Saturday, August 8, 2015

Even the Mention of Sovereignty Frightens Russian Officials in Karelia



Paul Goble

            Staunton, August 8 – Tomorrow, Karelians will quietly mark the 25th anniversary of their republic’s declaration of sovereignty. Today, interior ministry officials called in some of those making plans to do so to warn against such actions, an indication, Vadim Shtepa says on Facebook, that even the recollection of sovereignty frightens Moscow.

            On August 9, 1990, the Supreme Soviet of the Karelian ASSR adopted its declaration of state sovereignty, part of the so-called “parade of sovereignties” that swept through the RSFSR and USSR at that time. The Republic Movement of Karelia plans to mark this round anniversary and the concurrent date of the Day of Indigenous Peoples with a music festival, KarjalaFest (vesti.karelia.ru/news/v_petrozavodske_otmetyat_25-letie_prinyatiya_deklaracii_o_gosudarstvennom_suverenitete_karelii/).

            The planned festival will be relatively modest – with a buffet in a local café and a performance of Karelian folk and rock bands to follow – but the very idea of holding it and the ideas that some of its organizers are expressing has clearly unnerved officials who called them in today to warn against anything that might be extremist.

            Vadim Prokopyev, the leader of the Republic Movement of Karelia, says that his group “decided to conduct this festival in order to remind residents of Karelia about this historic date” because “the further centralization in the country proceeds, the less authority remains in the regions and the worse life becomes.”

            According to the activism, Russia’s regions, including Karelia, are ever more becoming wards of Moscow. But “we remember what an outburst of economic activity and international relations took place in Karelia in the 1990s when the first president of Russia suggested to the regions that they should ‘take as much sovereignty as they could swallow.’”

            Unfortunately, Prokopyev adds, after that time, “a harsh centralization of power began, and we see what this can lead to in Karelia in the current economic situation.  It seems to us that the federal center needs to delegate to the regions much more authority. This will promote the strengthening not only of the regions but of the federation itself.”

            In a sympathetic commentary on this anniversary, Karelian writer Valery Potashov says that the 1990 declaration unfortunately has proved to be one of “unrealized possibilities” and that both Karelians and Russia as a whole should reflect upon why that is so and what the costs have been as a result (vesti.karelia.ru/polit/deklaraciya_nerealizovannyh_vozmozhnostej/).

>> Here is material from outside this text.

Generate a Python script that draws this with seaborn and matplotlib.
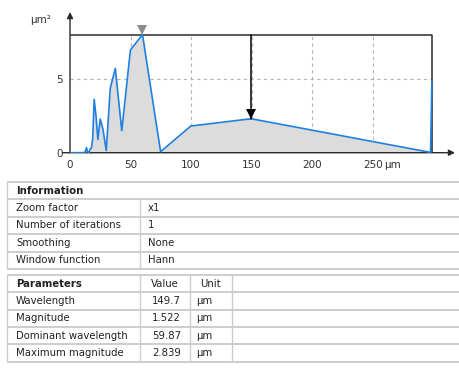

Potashov begins by pointing out that in June, Karelia marked the 95th anniversary of the Moscow decree on the formation of the Karelian Labor Commune, a date that is now considered in Karelia as “a state holiday, the Day of the Republic.”  But it would be more logical to adopt August 9th as that holiday, given the Karelian declaration of 1990 and on the model of the Russian Federation’s June 12th Day of Russia.

            “It is interesting,” the Petrozavodsk writer says, “that the draft of this [1990] document was published in ‘Leninskaya Pravda,’ which then was the organ of the Karelian obkom of the CPSU and in fact was the official publication of the autonomous republic. Could anyone imagine something similar in Karelia today when even an incautious phrase of a deputy … about the possible separation of the republic if Russia doesn’t need it, is considered the occasion for the initiation of a criminal case?”

            Potashov continues by observing that “the former chairman of the presidium of ht Supreme Soviet of the Karelian ASSR and the first head of the Republic of Karelia proclaimed in 1991, Viktor Stepanov, recalled later that in those times no one raised the issue about the possibility of the republic getting state independence.”

            Instead, Stepanov pointed out, “the authorities in Karelia wanted only more rights as far as the administration of their territory was concerned, because up to then almost everything had to be decided in Moscow.” When it succeeded in getting some of those rights, things got better in Karelia and very quickly.

            During the 1994-1998 period alone, more housing was built in Karelia than in the previous 30 years, Potashov notes, and Karelia dramatically expanded its industry and trade with Finland. Today one can only imagine where Karelia would be if it weren’t for the harsh centralization Moscow has insisted on since 2000.

            Unfortunately, “for the quarter century which has passed since the adoption of the Declaration of State Sovereignty of Karelia, it has remained a subsidized territory incapable of earning enough not to depend on financial help from Moscow or live by its own means without falling into debt,” the Karelian commentator says.

            And consequently, if one looks back at this period of Karelian history, he concludes, “one can say that the republic really had a chance which it has not been able to use.”

            Many will view this moderate and elegiac comment as an indication that Moscow and Vladimir Putin have won, but in fact, as at least some in the Russian center understand, such moderation and such regret may form the basis for a broader challenge to the center than the more radical declarations of some ethno-nationalist writers.